++++ INPUT ++++

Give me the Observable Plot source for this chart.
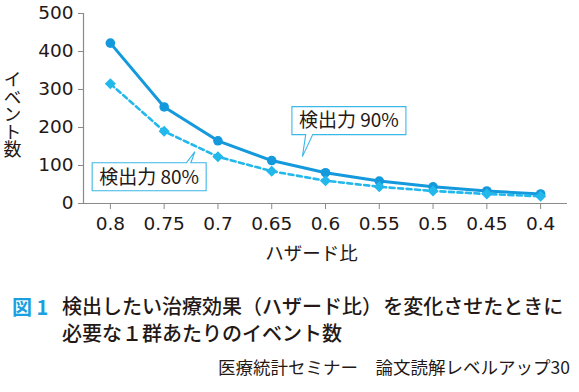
<!DOCTYPE html>
<html>
<head>
<meta charset="utf-8">
<script src="https://cdn.jsdelivr.net/npm/d3@7"></script>
<script src="https://cdn.jsdelivr.net/npm/@observablehq/plot@0.6"></script>
<style>
  html, body { margin: 0; padding: 0; background: #fff; }
  body { width: 579px; height: 392px; position: relative; overflow: hidden;
         font-family: "Noto Sans CJK JP", "Noto Sans", sans-serif; color: #231815; }
  #chart { position: absolute; left: 0; top: 0; }
  .cap { position: absolute; white-space: nowrap; }
  #fig { left: 12px; top: 292px; font-size: 20px; font-weight: bold; color: #1a9fe0; }
  #title { left: 62px; top: 292px; font-size: 20px; line-height: 27px; font-weight: 500; }
  #footer { right: 9px; top: 354px; font-size: 17.5px; }
</style>
</head>
<body>
<div id="chart"></div>
<div class="cap" id="fig">図 1</div>
<div class="cap" id="title">検出したい治療効果（ハザード比）&#8202;を変化させたときに<br>必要な１群あたりのイベント数</div>
<div class="cap" id="footer">医療統計セミナー　論文読解レベルアップ30</div>
<script>
// ---- data ----
const hazardRatios = [0.8, 0.75, 0.7, 0.65, 0.6, 0.55, 0.5, 0.45, 0.4];
const events90 = [422, 254, 165, 113, 81, 59, 44, 33, 25];
const events80 = [315, 190, 123, 85, 60, 44, 33, 25, 19];
const yTicks = [0, 100, 200, 300, 400, 500];
const xLabel = "ハザード比";
const yLabel = "イベント数";
const seriesNames = ["検出力 90%", "検出力 80%"];
// callout pointer targets (hazard ratio, events)
const calloutHR = [0.621, 0.721];
const calloutEvents = [122, 135];

const d90 = hazardRatios.map((h, i) => ({hr: h, ev: events90[i]}));
const d80 = hazardRatios.map((h, i) => ({hr: h, ev: events80[i]}));

const c90 = "#1499dc";
const c80 = "#22b8ec";
const axisColor = "#8a8a8a";
const font = "'Noto Sans CJK JP', 'Noto Sans', sans-serif";
const numFont = "'DejaVu Sans', 'Noto Sans', sans-serif";

const plot = Plot.plot({
  width: 579,
  height: 270,
  marginLeft: 83,
  marginRight: 12,
  marginTop: 13,
  marginBottom: 67,
  style: {fontFamily: font, fontSize: "18px", color: "#231815", background: "transparent", overflow: "visible"},
  x: {domain: [0.825, 0.375], label: null},
  y: {domain: [0, 500], label: null},
  marks: [
    Plot.ruleY([0], {stroke: axisColor, strokeWidth: 1.2}),
    Plot.ruleX([0.825], {y1: 0, y2: 500, stroke: axisColor, strokeWidth: 1.2}),
    Plot.axisX({ticks: hazardRatios, tickFormat: d => String(d), tickSize: 6, tickPadding: 7,
                stroke: axisColor, fill: "#231815", fontSize: 18.5, fontFamily: numFont, label: null}),
    Plot.axisY({ticks: yTicks, tickSize: 5, tickPadding: 5, stroke: axisColor,
                fill: "#231815", fontSize: 18.5, fontFamily: numFont, label: null}),
    Plot.line(d90, {x: "hr", y: "ev", stroke: c90, strokeWidth: 3}),
    Plot.dot(d90, {x: "hr", y: "ev", r: 4.8, fill: c90}),
    Plot.line(d80, {x: "hr", y: "ev", stroke: c80, strokeWidth: 2.6, strokeDasharray: "5,3.5"}),
    Plot.dot(d80, {x: "hr", y: "ev", r: 5, symbol: "diamond2", fill: c80}),
    Plot.text([xLabel], {frameAnchor: "bottom", dx: -14, dy: 56, fontSize: 18.5, fill: "#231815"}),
    Plot.text([yLabel], {frameAnchor: "left", dx: -71, fontSize: 18, fill: "#231815", textAnchor: "middle"})
  ]
});
document.getElementById("chart").appendChild(plot);

// vertical (upright) writing for the y-axis title
d3.select(plot).selectAll("text").filter(function () { return this.textContent === yLabel; })
  .attr("dy", null)
  .style("writing-mode", "vertical-rl")
  .style("text-orientation", "upright")
  .style("letter-spacing", "-0.5px");

// ---- callouts, positioned through the plot's scales ----
const sx = plot.scale("x"), sy = plot.scale("y");
const svg = d3.select(plot);
const g = svg.append("g").attr("font-family", font);
const boxW = 114, boxH = 28;
calloutHR.forEach((h, i) => {
  const tx = sx.apply(h), ty = sy.apply(calloutEvents[i]);
  let path, x0, y0;
  if (i === 0) {
    x0 = tx - 10.5; y0 = ty - 50;
    const x1 = x0 + boxW, y1 = y0 + boxH;
    const a = tx + 3.3, b = tx + 10.3;
    path = `M${x0},${y0}H${x1}V${y1}H${b}L${tx},${ty}L${a},${y1}H${x0}Z`;
  } else {
    x0 = tx - 102.7; y0 = ty + 11;
    const x1 = x0 + boxW, y1 = y0 + boxH;
    const a = tx - 8.3, b = tx - 4;
    path = `M${x0},${y0}H${a}L${tx},${ty}L${b},${y0}H${x1}V${y1}H${x0}Z`;
  }
  g.append("path").attr("d", path).attr("fill", "#fff").attr("stroke", "#3bb7e8").attr("stroke-width", 1.1);
  g.append("text").attr("x", x0 + boxW / 2).attr("y", y0 + boxH / 2).attr("dy", "0.36em")
    .attr("text-anchor", "middle").attr("font-size", 19).attr("fill", "#231815").text(seriesNames[i]);
});
</script>
</body>
</html>
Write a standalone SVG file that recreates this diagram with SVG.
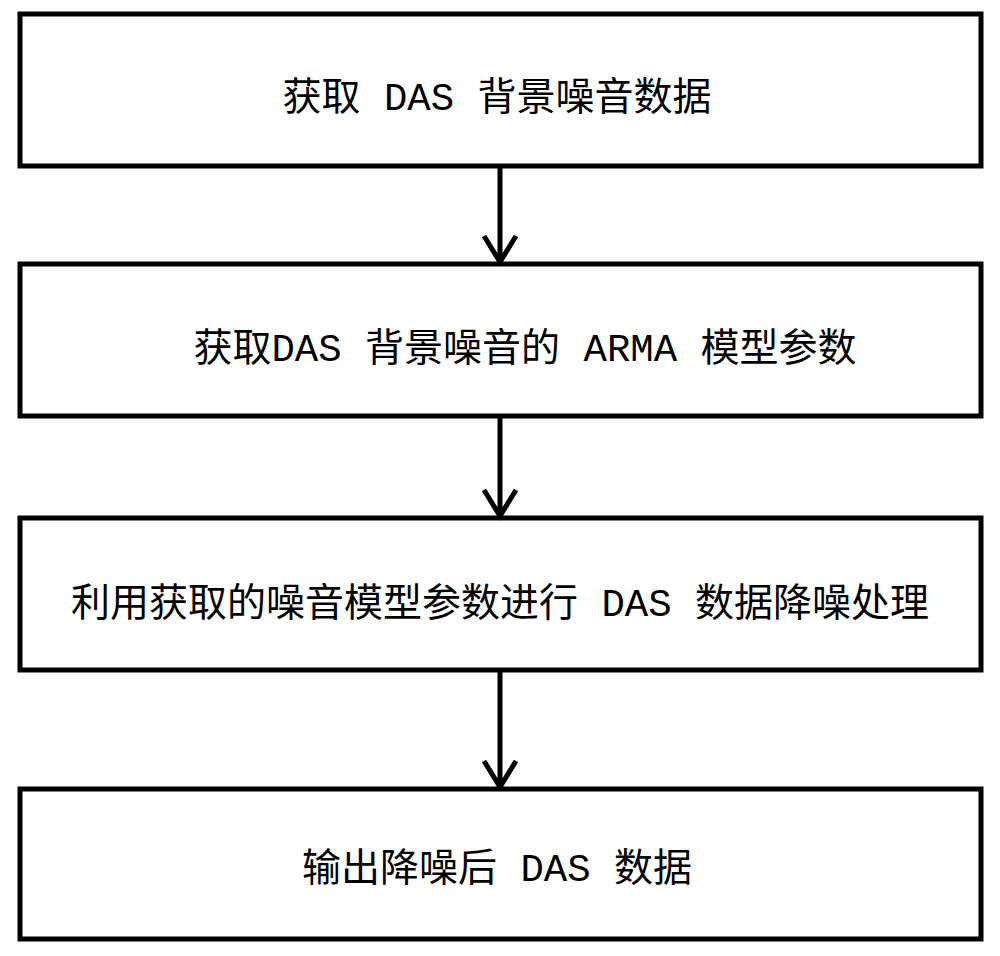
<svg xmlns="http://www.w3.org/2000/svg" width="1000" height="956" viewBox="0 0 1000 956">
<style>
.box{fill:#fff;stroke:#000;stroke-width:5}
.t{font-family:"Liberation Mono","Noto Sans CJK SC",monospace;font-size:39px;fill:#000;text-anchor:middle}
.c{stroke:#000;stroke-width:5;fill:none}
</style>
<rect width="1000" height="956" fill="#fff"/>
<g id="n1"><rect class="box" x="20" y="14" width="961" height="152"/><text class="t" x="497" y="110">获取 DAS 背景噪音数据</text></g>
<g id="n2"><rect class="box" x="20" y="264" width="961" height="152"/><text class="t" x="525" y="361">获取DAS 背景噪音的 ARMA 模型参数</text></g>
<g id="n3"><rect class="box" x="20" y="518" width="961" height="152"/><text class="t" x="500" y="616">利用获取的噪音模型参数进行 DAS 数据降噪处理</text></g>
<g id="n4"><rect class="box" x="20" y="789" width="961" height="150"/><text class="t" x="497" y="881">输出降噪后 DAS 数据</text></g>
<g id="connectors">
<path class="c" d="M500 166V262M484 236L500 262L516 236"/>
<path class="c" d="M500 416V516M484 490L500 516L516 490"/>
<path class="c" d="M500 670V787M484 761L500 787L516 761"/>
</g>
</svg>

++++

▶ **DESCRIPTION OF THE TASK**:
Every line is to be duplicated exactly, though pictures stay out.

▶ **SOLUTION TO THE PROBLEM**:
Give me the Observable Plot source for this chart.
<!DOCTYPE html>
<html>
<head>
<meta charset="utf-8">
<script src="https://cdn.jsdelivr.net/npm/d3@7"></script>
<script src="https://cdn.jsdelivr.net/npm/@observablehq/plot@0.6"></script>
<style>
  html, body { margin: 0; padding: 0; background: #fff; }
  body { width: 579px; height: 392px; position: relative; overflow: hidden;
         font-family: "Noto Sans CJK JP", "Noto Sans", sans-serif; color: #231815; }
  #chart { position: absolute; left: 0; top: 0; }
  .cap { position: absolute; white-space: nowrap; }
  #fig { left: 12px; top: 292px; font-size: 20px; font-weight: bold; color: #1a9fe0; }
  #title { left: 62px; top: 292px; font-size: 20px; line-height: 27px; font-weight: 500; }
  #footer { right: 9px; top: 354px; font-size: 17.5px; }
</style>
</head>
<body>
<div id="chart"></div>
<div class="cap" id="fig">図 1</div>
<div class="cap" id="title">検出したい治療効果（ハザード比）&#8202;を変化させたときに<br>必要な１群あたりのイベント数</div>
<div class="cap" id="footer">医療統計セミナー　論文読解レベルアップ30</div>
<script>
// ---- data ----
const hazardRatios = [0.8, 0.75, 0.7, 0.65, 0.6, 0.55, 0.5, 0.45, 0.4];
const events90 = [422, 254, 165, 113, 81, 59, 44, 33, 25];
const events80 = [315, 190, 123, 85, 60, 44, 33, 25, 19];
const yTicks = [0, 100, 200, 300, 400, 500];
const xLabel = "ハザード比";
const yLabel = "イベント数";
const seriesNames = ["検出力 90%", "検出力 80%"];
// callout pointer targets (hazard ratio, events)
const calloutHR = [0.621, 0.721];
const calloutEvents = [122, 135];

const d90 = hazardRatios.map((h, i) => ({hr: h, ev: events90[i]}));
const d80 = hazardRatios.map((h, i) => ({hr: h, ev: events80[i]}));

const c90 = "#1499dc";
const c80 = "#22b8ec";
const axisColor = "#8a8a8a";
const font = "'Noto Sans CJK JP', 'Noto Sans', sans-serif";
const numFont = "'DejaVu Sans', 'Noto Sans', sans-serif";

const plot = Plot.plot({
  width: 579,
  height: 270,
  marginLeft: 83,
  marginRight: 12,
  marginTop: 13,
  marginBottom: 67,
  style: {fontFamily: font, fontSize: "18px", color: "#231815", background: "transparent", overflow: "visible"},
  x: {domain: [0.825, 0.375], label: null},
  y: {domain: [0, 500], label: null},
  marks: [
    Plot.ruleY([0], {stroke: axisColor, strokeWidth: 1.2}),
    Plot.ruleX([0.825], {y1: 0, y2: 500, stroke: axisColor, strokeWidth: 1.2}),
    Plot.axisX({ticks: hazardRatios, tickFormat: d => String(d), tickSize: 6, tickPadding: 7,
                stroke: axisColor, fill: "#231815", fontSize: 18.5, fontFamily: numFont, label: null}),
    Plot.axisY({ticks: yTicks, tickSize: 5, tickPadding: 5, stroke: axisColor,
                fill: "#231815", fontSize: 18.5, fontFamily: numFont, label: null}),
    Plot.line(d90, {x: "hr", y: "ev", stroke: c90, strokeWidth: 3}),
    Plot.dot(d90, {x: "hr", y: "ev", r: 4.8, fill: c90}),
    Plot.line(d80, {x: "hr", y: "ev", stroke: c80, strokeWidth: 2.6, strokeDasharray: "5,3.5"}),
    Plot.dot(d80, {x: "hr", y: "ev", r: 5, symbol: "diamond2", fill: c80}),
    Plot.text([xLabel], {frameAnchor: "bottom", dx: -14, dy: 56, fontSize: 18.5, fill: "#231815"}),
    Plot.text([yLabel], {frameAnchor: "left", dx: -71, fontSize: 18, fill: "#231815", textAnchor: "middle"})
  ]
});
document.getElementById("chart").appendChild(plot);

// vertical (upright) writing for the y-axis title
d3.select(plot).selectAll("text").filter(function () { return this.textContent === yLabel; })
  .attr("dy", null)
  .style("writing-mode", "vertical-rl")
  .style("text-orientation", "upright")
  .style("letter-spacing", "-0.5px");

// ---- callouts, positioned through the plot's scales ----
const sx = plot.scale("x"), sy = plot.scale("y");
const svg = d3.select(plot);
const g = svg.append("g").attr("font-family", font);
const boxW = 114, boxH = 28;
calloutHR.forEach((h, i) => {
  const tx = sx.apply(h), ty = sy.apply(calloutEvents[i]);
  let path, x0, y0;
  if (i === 0) {
    x0 = tx - 10.5; y0 = ty - 50;
    const x1 = x0 + boxW, y1 = y0 + boxH;
    const a = tx + 3.3, b = tx + 10.3;
    path = `M${x0},${y0}H${x1}V${y1}H${b}L${tx},${ty}L${a},${y1}H${x0}Z`;
  } else {
    x0 = tx - 102.7; y0 = ty + 11;
    const x1 = x0 + boxW, y1 = y0 + boxH;
    const a = tx - 8.3, b = tx - 4;
    path = `M${x0},${y0}H${a}L${tx},${ty}L${b},${y0}H${x1}V${y1}H${x0}Z`;
  }
  g.append("path").attr("d", path).attr("fill", "#fff").attr("stroke", "#3bb7e8").attr("stroke-width", 1.1);
  g.append("text").attr("x", x0 + boxW / 2).attr("y", y0 + boxH / 2).attr("dy", "0.36em")
    .attr("text-anchor", "middle").attr("font-size", 19).attr("fill", "#231815").text(seriesNames[i]);
});
</script>
</body>
</html>
Write a standalone SVG file that recreates this diagram with SVG.
<svg xmlns="http://www.w3.org/2000/svg" width="1000" height="956" viewBox="0 0 1000 956">
<style>
.box{fill:#fff;stroke:#000;stroke-width:5}
.t{font-family:"Liberation Mono","Noto Sans CJK SC",monospace;font-size:39px;fill:#000;text-anchor:middle}
.c{stroke:#000;stroke-width:5;fill:none}
</style>
<rect width="1000" height="956" fill="#fff"/>
<g id="n1"><rect class="box" x="20" y="14" width="961" height="152"/><text class="t" x="497" y="110">获取 DAS 背景噪音数据</text></g>
<g id="n2"><rect class="box" x="20" y="264" width="961" height="152"/><text class="t" x="525" y="361">获取DAS 背景噪音的 ARMA 模型参数</text></g>
<g id="n3"><rect class="box" x="20" y="518" width="961" height="152"/><text class="t" x="500" y="616">利用获取的噪音模型参数进行 DAS 数据降噪处理</text></g>
<g id="n4"><rect class="box" x="20" y="789" width="961" height="150"/><text class="t" x="497" y="881">输出降噪后 DAS 数据</text></g>
<g id="connectors">
<path class="c" d="M500 166V262M484 236L500 262L516 236"/>
<path class="c" d="M500 416V516M484 490L500 516L516 490"/>
<path class="c" d="M500 670V787M484 761L500 787L516 761"/>
</g>
</svg>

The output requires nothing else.